In the 30 years that separated Mellaart’s Çatalhöyük from Hodder’s, archeology changed radically. By his last season even Mellaart was out of date: scientific archeology had arrived, and with it a preference for the quantifiable over the symbolic, for testable hypotheses over stories. Then in the 1980s, some archeologists began to question their whole enterprise, to dismiss as naive the view that you could ever know what really happened in the past, and as Eurocentric the interpretations that people like Mellaart had applied to ancient cultures. Having barely become modern and scientific, archeology suddenly became postmodern.
One of the most widely respected leaders of that second revolution is Hodder. At Çatalhöyük he is getting a chance to rewrite Mellaart’s story—and to put his postmodern theories into practice.
James Mellaart is 73 now, on the short side, a bit pear-shaped, a bit jowly, a bit short of breath. He wears his roomy trousers hiked high and a tartan tie when the occasion demands it. (Mellaart is of Dutch extraction, but three centuries ago his family were MacLartys from Scotland.) Large glasses frame eyes that squeeze down to small slits of mirth as he talks. Were he standing on a windswept mound, the thin gray hair would quickly come unkempt, but he is not: he is sitting in a comfortable chair in his flat in north London. The flat, located in an unremarkable block, is richly Turkish, all dark wood and kilims and glass cabinets filled with out-of-the-ordinary curios. As Mellaart tells the story of the dig of his life, his Turkish-born wife and colleague, Arlette, intervenes with small cups of muddy coffee and occasional explanations.
A flint dagger from Çatalhöyük; most tools were obsidian. |
The importance of the site was obvious. When Mellaart finally started digging there in 1961, though, he didn’t expect it to be beautiful too; the potsherds he had found at the surface were undecorated fragments of cooking vessels. His doubts lasted about three days into the dig. “We had a narrow little trench,” Mellaart says, “and one of my workmen called me and said, ‘Sir, look.’ On the wall, a piece of plaster had fallen off. And there were paintings. That changed the whole thing.”
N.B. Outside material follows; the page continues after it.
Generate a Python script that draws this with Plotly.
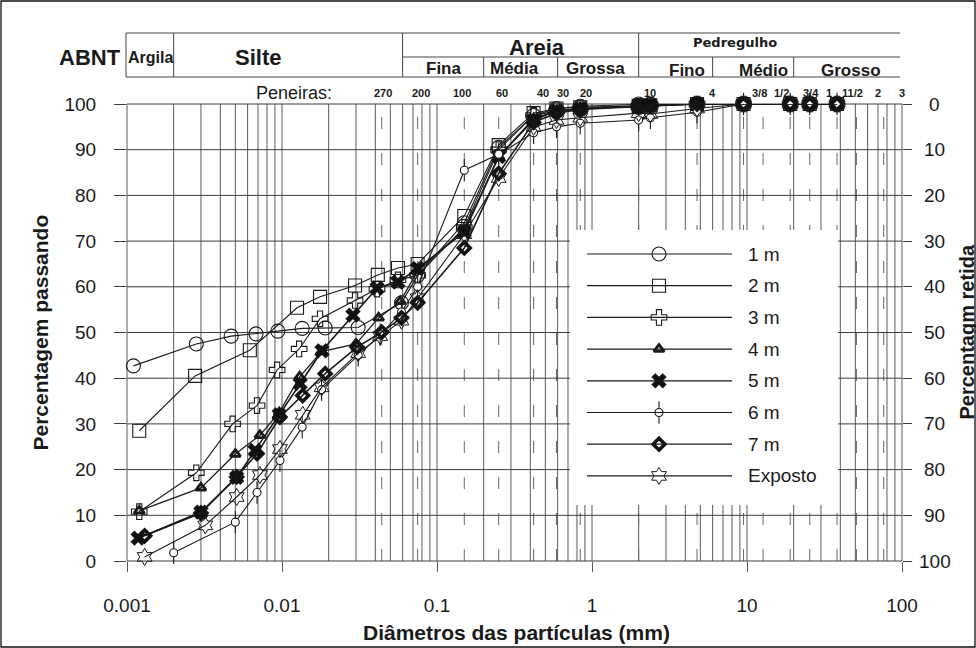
import numpy as np
import plotly.graph_objects as go

# ---------------------------------------------------------------
# Grain-size distribution (percent passing vs particle diameter)
# ---------------------------------------------------------------
d_1m = [0.0011, 0.0028, 0.0047, 0.0068, 0.0094, 0.0135, 0.019, 0.031, 0.059, 0.075,
        0.15, 0.25, 0.42, 0.59, 0.84, 2.0, 2.38, 4.76, 9.5, 19.0, 25.4, 38.1]
p_1m = [42.7, 47.5, 49.2, 49.7, 50.3, 50.9, 51.0, 51.1, 56.5, 62.5,
        74.0, 90.5, 97.5, 99.0, 99.5, 100, 100, 100, 100, 100, 100, 100]

d_2m = [0.0012, 0.00275, 0.0062, 0.0125, 0.0176, 0.0296, 0.0415, 0.056, 0.075,
        0.15, 0.25, 0.42, 0.59, 0.84, 2.0, 2.38, 4.76, 9.5, 19.0, 25.4, 38.1]
p_2m = [28.5, 40.5, 46.1, 55.4, 57.8, 60.3, 62.6, 64.1, 65.0,
        75.5, 91.0, 98.0, 99.0, 99.3, 99.6, 99.7, 100, 100, 100, 100, 100]

d_3m = [0.0012, 0.0028, 0.0048, 0.0069, 0.0093, 0.0129, 0.0176, 0.0296, 0.041, 0.056, 0.075,
        0.15, 0.25, 0.42, 0.59, 0.84, 2.0, 2.38, 4.76, 9.5, 19.0, 25.4, 38.1]
p_3m = [10.8, 19.3, 30.0, 34.0, 41.8, 46.4, 53.0, 57.0, 59.5, 61.5, 62.5,
        73.0, 90.0, 97.5, 98.5, 99.0, 99.5, 99.7, 100, 100, 100, 100, 100]

d_4m = [0.0012, 0.003, 0.005, 0.0072, 0.0096, 0.013, 0.018, 0.03, 0.042, 0.058, 0.075,
        0.15, 0.25, 0.42, 0.59, 0.84, 2.0, 2.38, 4.76, 9.5, 19.0, 25.4, 38.1]
p_4m = [11.0, 16.0, 23.4, 27.5, 32.5, 40.3, 45.8, 47.5, 53.2, 56.8, 63.5,
        72.5, 88.5, 96.8, 98.5, 99.0, 99.5, 99.7, 100, 100, 100, 100, 100]

d_5m = [0.00118, 0.003, 0.0051, 0.0067, 0.0096, 0.0131, 0.0181, 0.0287, 0.041, 0.056, 0.075,
        0.15, 0.25, 0.42, 0.59, 0.84, 2.0, 2.38, 4.76, 9.5, 19.0, 25.4, 38.1]
p_5m = [5.0, 10.7, 18.3, 24.2, 32.0, 38.8, 46.0, 53.8, 59.7, 61.0, 64.0,
        72.0, 88.5, 96.5, 98.5, 99.0, 99.5, 99.7, 100, 100, 100, 100, 100]

d_6m = [0.002, 0.005, 0.0069, 0.0097, 0.0135, 0.018, 0.031, 0.043, 0.059, 0.075,
        0.15, 0.25, 0.42, 0.59, 0.84, 2.0, 2.38, 4.76, 9.5, 19.0, 25.4, 38.1]
p_6m = [1.8, 8.5, 15.0, 22.0, 29.3, 37.5, 45.0, 49.5, 54.5, 60.0,
        85.5, 89.0, 93.7, 95.0, 95.8, 96.5, 97.0, 98.2, 100, 100, 100, 100]

d_7m = [0.0013, 0.003, 0.0051, 0.0069, 0.0097, 0.0136, 0.019, 0.0305, 0.044, 0.059, 0.075,
        0.15, 0.25, 0.42, 0.59, 0.84, 2.0, 2.38, 4.76, 9.5, 19.0, 25.4, 38.1]
p_7m = [5.5, 10.5, 18.4, 23.5, 31.5, 36.2, 41.0, 46.8, 50.1, 53.2, 56.5,
        68.5, 84.8, 96.0, 98.0, 98.8, 99.5, 99.6, 100, 100, 100, 100, 100]

d_exp = [0.0013, 0.0032, 0.0051, 0.0072, 0.0097, 0.0136, 0.018, 0.031, 0.043, 0.059, 0.075,
         0.15, 0.25, 0.42, 0.59, 0.84, 2.0, 2.38, 4.76, 9.5, 19.0, 25.4, 38.1]
p_exp = [0.9, 7.8, 14.0, 18.8, 24.5, 32.0, 38.0, 45.5, 49.2, 52.6, 57.5,
         71.5, 83.8, 95.0, 96.5, 97.0, 98.0, 97.8, 99.0, 100, 100, 100, 100]

# Sieve openings (mm) with their designations
sieve_mm = [0.044, 0.075, 0.15, 0.25, 0.42, 0.59, 0.84, 2.0, 4.76, 9.5, 12.7, 19.0, 25.4, 38.1, 50.8, 76.2]
sieve_labels = ["270", "200", "100", "60", "40", "30", "20", "10", "4", "3/8", "1/2", "3/4", "1", "11/2", "2", "3"]
# where each designation is printed (mm)
sieve_label_mm = [0.0446, 0.079, 0.1446, 0.262, 0.481, 0.648, 0.913, 2.36, 6.0, 12.1, 16.6, 25.9, 33.8, 48.1, 69.7, 99.8]

# ABNT classification boundaries (mm)
abnt_bounds = [0.002, 0.06, 0.2, 0.6, 2.0, 6.0, 20.0]

# Axes
x_ticks = [0.001, 0.01, 0.1, 1, 10, 100]
x_tick_text = ["0.001", "0.01", "0.1", "1", "10", "100"]
y_ticks = list(range(0, 101, 10))

# ---------------------------------------------------------------
W, H = 976, 648
ML, MR, MT, MB = 127, 74, 104, 87
PW, PH = W - ML - MR, H - MT - MB
LOG0, LOG1 = -3, 2

FONT = "Liberation Sans, Arial, sans-serif"
INK = "#1a1a1a"
GRID = "#5a5a5a"


def xp(d):
    """diameter (mm) -> paper x"""
    return (np.log10(d) - LOG0) / (LOG1 - LOG0)


def px_x(px):
    return (px - ML) / PW


def px_y(py):
    return (H - MB - py) / PH


series = [
    ("1 m", d_1m, p_1m, dict(symbol="circle-open", size=14, color=INK, line=dict(width=1.1, color=INK)), 1.1),
    ("2 m", d_2m, p_2m, dict(symbol="square-open", size=13, color=INK, line=dict(width=1.1, color=INK)), 1.1),
    ("3 m", d_3m, p_3m, dict(symbol="cross-open", size=13, color=INK, line=dict(width=1.1, color=INK)), 1.1),
    ("4 m", d_4m, p_4m, dict(symbol="triangle-up-open", size=9, color=INK, line=dict(width=2.8, color=INK)), 1.3),
    ("5 m", d_5m, p_5m, dict(symbol="x", size=13, color="#111111", line=dict(width=0.5, color="#111111")), 1.6),
    ("6 m", d_6m, p_6m, dict(symbol="circle", size=8, color="white", line=dict(width=1.1, color=INK)), 1.1),
    ("7 m", d_7m, p_7m, dict(symbol="diamond-open", size=9, color="#111111", line=dict(width=3.6, color="#111111")), 1.6),
    ("Exposto", d_exp, p_exp, dict(symbol="hexagram-open", size=13, color=INK, line=dict(width=1.0, color=INK)), 1.1),
]

TICK_MARK = dict(symbol="line-ns-open", size=16, color=INK, line=dict(width=1.1, color=INK))

fig = go.Figure()

for name, d, p, mk, lw in series:
    if name == "6 m":
        fig.add_trace(go.Scatter(
            x=d, y=p, mode="markers", showlegend=False, cliponaxis=False, hoverinfo="skip",
            marker=TICK_MARK,
        ))
    fig.add_trace(go.Scatter(
        x=d, y=p, name=name, mode="lines+markers", showlegend=False, cliponaxis=False,
        line=dict(color=INK, width=lw), marker=mk,
    ))

# right-hand axis (percent retained)
fig.add_trace(go.Scatter(x=[None], y=[None], yaxis="y2", showlegend=False, hoverinfo="skip"))

shapes = []

# log grid (solid)
for k in range(LOG0, LOG1):
    for m in range(1, 10):
        v = m * 10.0 ** k
        shapes.append(dict(type="line", xref="paper", yref="paper", x0=xp(v), x1=xp(v), y0=0, y1=1,
                           line=dict(color=GRID, width=1), layer="below"))
shapes.append(dict(type="line", xref="paper", yref="paper", x0=1, x1=1, y0=0, y1=1,
                   line=dict(color=GRID, width=1), layer="below"))

# sieve positions (dashed)
for s in sieve_mm:
    shapes.append(dict(type="line", xref="paper", yref="paper", x0=xp(s), x1=xp(s), y0=0, y1=1,
                       line=dict(color="#666666", width=1, dash="12px,24px"), layer="below"))

# horizontal grid
for yv in y_ticks:
    shapes.append(dict(type="line", xref="paper", yref="paper", x0=0, x1=1, y0=yv / 100, y1=yv / 100,
                       line=dict(color="#3c3c3c", width=1), layer="below"))

# legend panel
LX0, LX1, LY0, LY1 = 570, 838, 230, 505
shapes.append(dict(type="rect", xref="paper", yref="paper", x0=px_x(LX0), x1=px_x(LX1),
                   y0=px_y(LY1), y1=px_y(LY0), fillcolor="white", line=dict(width=0), layer="below"))

# ABNT header table
HT, HM, HB = 33, 57, 77
HL, HR = 126, 900
hline = dict(color="#444444", width=1)
for yy, x0 in [(HT, HL), (HB, HL), (HM, ML + xp(abnt_bounds[1]) * PW)]:
    shapes.append(dict(type="line", xref="paper", yref="paper", x0=px_x(x0), x1=px_x(HR),
                       y0=px_y(yy), y1=px_y(yy), line=hline))
shapes.append(dict(type="line", xref="paper", yref="paper", x0=px_x(HL), x1=px_x(HL),
                   y0=px_y(HT), y1=px_y(HB), line=hline))
for b in abnt_bounds:
    top = HT if b in (0.002, 0.06, 2.0) else HM
    shapes.append(dict(type="line", xref="paper", yref="paper", x0=xp(b), x1=xp(b),
                       y0=px_y(top), y1=px_y(HB), line=hline))

# outer frame
shapes.append(dict(type="rect", xref="paper", yref="paper", x0=px_x(1), x1=px_x(975),
                   y0=px_y(647), y1=px_y(1), line=dict(color="#111111", width=1.3)))

# legend entries
row_y = [254 + i * 31.7 for i in range(len(series))]
for ry in row_y:
    shapes.append(dict(type="line", xref="paper", yref="paper", x0=px_x(587), x1=px_x(732),
                       y0=px_y(ry), y1=px_y(ry), line=dict(color=INK, width=1.2)))

for (name, d, p, mk, lw), ry in zip(series, row_y):
    if name == "6 m":
        fig.add_trace(go.Scatter(
            x=[px_x(659)], y=[px_y(ry)], xaxis="x2", yaxis="y3", mode="markers",
            showlegend=False, hoverinfo="skip", cliponaxis=False, marker=TICK_MARK,
        ))
    fig.add_trace(go.Scatter(
        x=[px_x(659)], y=[px_y(ry)], xaxis="x2", yaxis="y3", mode="markers",
        showlegend=False, hoverinfo="skip", cliponaxis=False, marker=mk,
    ))

annotations = []


def text(x, y, s, size, bold=False, family=FONT, xanchor="center", angle=0):
    annotations.append(dict(
        x=x, y=y, xref="paper", yref="paper", text=f"<b>{s}</b>" if bold else s,
        showarrow=False, xanchor=xanchor, yanchor="middle", textangle=angle,
        font=dict(size=size, family=family, color=INK),
    ))


# header texts
text(px_x(90), px_y(57), "ABNT", 22, True)
text(px_x(150), px_y(58), "Argila", 16, True)
text(px_x(258), px_y(57), "Silte", 22, True)
text(px_x(537), px_y(47), "Areia", 22, True)
text(px_x(443), px_y(68), "Fina", 17, True)
text(px_x(514), px_y(68), "Média", 17, True)
text(px_x(595), px_y(68), "Grossa", 17, True)
text(px_x(735), px_y(42), "Pedregulho", 13, True, family="DejaVu Sans, sans-serif")
text(px_x(687), px_y(70), "Fino", 17, True)
text(px_x(763), px_y(70), "Médio", 17, True)
text(px_x(851), px_y(70), "Grosso", 17, True)

# sieve designations
text(px_x(294), px_y(93), "Peneiras:", 18)
for lab, pos in zip(sieve_labels, sieve_label_mm):
    text(xp(pos), px_y(93), lab, 11, True)

# right-hand axis labels (percent retained = 100 - passing)
for v in y_ticks:
    text(px_x(935), v / 100, str(100 - v), 19)

# axis titles
text(px_x(516), px_y(632), "Diâmetros das partículas (mm)", 21, True)
text(px_x(40), 0.5, "Percentagem passando", 21, True, angle=-90)
text(px_x(966), 0.5, "Percentagm retida", 20, True, angle=-90)

# legend labels
for (name, *_), ry in zip(series, row_y):
    text(px_x(746), px_y(ry), name, 19, xanchor="left")

fig.update_layout(
    width=W, height=H,
    margin=dict(l=ML, r=MR, t=MT, b=MB),
    paper_bgcolor="white", plot_bgcolor="white",
    font=dict(family=FONT, size=19, color=INK),
    showlegend=False,
    shapes=shapes,
    annotations=annotations,
    xaxis=dict(type="log", range=[LOG0, LOG1], tickvals=x_ticks, ticktext=x_tick_text,
               showgrid=False, zeroline=False, showline=False,
               ticks="outside", ticklen=10, tickcolor=GRID, tickwidth=1,
               ticklabelstandoff=17, tickfont=dict(size=19)),
    yaxis=dict(range=[0, 100], tickvals=y_ticks, showgrid=False, zeroline=False, showline=False,
               ticks="outside", ticklen=12, tickcolor="#3c3c3c", tickwidth=1,
               ticklabelstandoff=14, tickfont=dict(size=19)),
    yaxis2=dict(range=[100, 0], overlaying="y", side="right", tickvals=y_ticks,
                showticklabels=False, showgrid=False, zeroline=False, showline=False,
                ticks="outside", ticklen=9, tickcolor="#3c3c3c", tickwidth=1),
    xaxis2=dict(range=[0, 1], overlaying="x", visible=False, fixedrange=True),
    yaxis3=dict(range=[0, 1], overlaying="y", visible=False, fixedrange=True),
)

fig.write_html("out.html")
‘Mellaart is like a man who went to the moon. He can’t get over it’
Much older paintings had been found before in European caves, such as Lascaux in France. Those paintings dated from the Paleolithic, the Old Stone Age, when humans were nomadic hunter-gatherers. What Mellaart had found at Çatalhöyük were the oldest paintings from the Neolithic, the oldest paintings made by humans on the walls of houses they had built themselves. The first was of a hunter and a stag. More hunting scenes followed, but also pictures of men sporting with all sorts of animals, pulling their tails and tongues and riding on their backs. There were pictures of men dancing in leopard skins and of headless men being pecked by giant vultures. There was even what looked to Mellaart like an erupting volcano: probably Hasan Da˘g he decided, which is visible from the mound on a clear day, 80 miles to the northeast. Under the volcano, the artist had painted a strange pattern of rectangles that could be taken for the terraced town of Çatalhöyük itself. Mellaart said it was the first landscape painting in history.